GCC did the equivalent of this:

  return ((1 << val) & ((1 << 1) | (1 << 2) | (1 << 6) | (1 << 15)))
   ? foo
   : bar
  ;

VBprogrammer · on April 28, 2010

I know that the classic SHL instead of multiplication has been out dated for a number of years. My Intel IA32 manuals confirm that this is now slower than the multiply operation in most cases.

ComSubVie · on April 28, 2010

That is pretty interesting, how can a shift operation be slower than a multiplication?

Robin_Message · on April 28, 2010

A fast, variable shifter is a reasonably complicated slice of chip. Having a fast multiplier is one of the best improvements chips have been making for the last 20 years. At some point, you'll make the multiplier as fast as the fast shifter, and then you might as well slow the shifter down to save space, as no-one should be using it any more.

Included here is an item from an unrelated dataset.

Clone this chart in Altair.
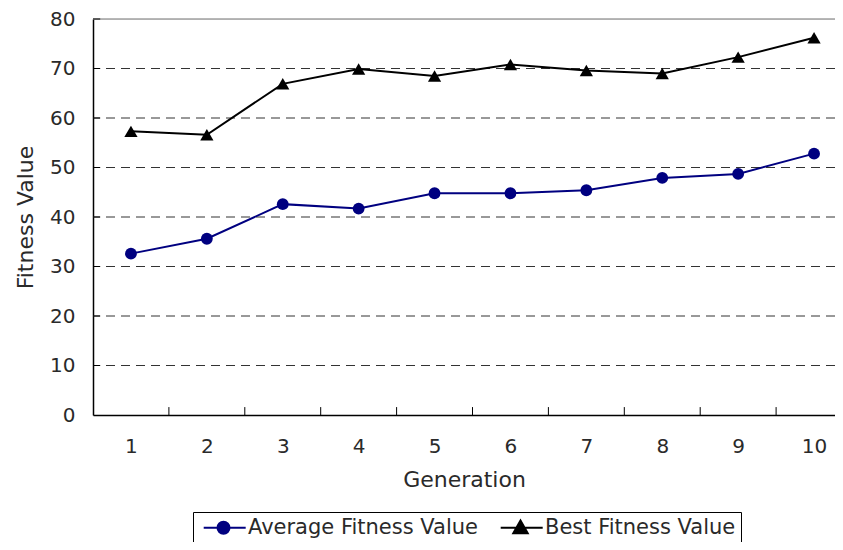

ComSubVie · on April 28, 2010

Which is a good thing (tm).

I think I'll have to take a look at state-of-the-art implementations of shifters and multipliers. Does anybody know of some resources regarding this topic (papers or reasonably optimized VHDL code)?

Robin_Message · on April 28, 2010

http://en.wikipedia.org/wiki/Wallace_tree is the implementation used on the Pentium III and http://en.wikipedia.org/wiki/Dadda_tree is an improvement on that. The Dadda tree was invented in 1965 [1], so I guess the issue is more in having enough transistors and joining them up fast than in designing the multiply algorithm.

Having said that, the following might be some possible references.

Glenn Colón-Bonet and Paul Winterrowd, "Multiplier Evolution: A Family of Multiplier VLSI Implementations" -- http://comjnl.oxfordjournals.org/cgi/content/abstract/bxm123...

Shailendra Jain, Vasantha Erraguntla, Sriram R. Vangal, Yatin Hoskote, Nitin Borkar, Tulasi Mandepudi, Karthik VP, "A 90mW/GFlop 3.4GHz Reconfigurable Fused/Continuous Multiply-Accumulator for Floating-Point and Integer Operands in 65nm," VLSI Design, International Conference on, pp. 252-257, 2010 23rd International Conference on VLSI Design, 2010. -- http://www.computer.org/portal/web/csdl/doi/10.1109/VLSI.Des...

I would have thought the state-of-the-art is trade secret for Intel and AMD, unless anyone actually depackages their chips to look at the multipliers? Patent applications might be worth looking at, but they are probably incomprehensible.

Also, http://www.ece.ucsb.edu/~parhami/ece_252b.htm looks like a good course web page on VLSI maths, but I don't know.

[1] Dadda, L. (1965). "Some schemes for parallel multipliers". Alta Frequenza 34: 349–356.

ComSubVie · on April 28, 2010

thanks!

ssp · on April 28, 2010

Maybe he means that things like reducing (a * 5) to (a << 2 + a) are now obsolete.

ComSubVie · on April 28, 2010

Where the latency of the (integer) multiplication is 3 clock cycles, of (integer) addition is 1 clock cycle and of (integer) shift it is also 1 clock cycle (according to the Intel® 64 and IA-32 Architectures Optimization Reference Manual [1]). Therefore the shifting is still faster than multiplication, however an optimization for 1 or 2 clock cycles doesn't make sense anymore...

[1] http://www.intel.com/products/processor/manuals/

Robin_Message · on April 28, 2010

That was something like lea eax,[ebx*4 + ebx] anyway :)

TimothyFitz · on April 28, 2010

IMVU is proud to be (one of the last?) users of Pixomatic, Michael Abrash and Mike Sartain's commercial software 3d renderer. Even today there's a surprising demand for software 3d rendering, especially in the laptop/netbook space: many (potential) users out there have terrible intel graphics accelerators but fairly fast dual core systems.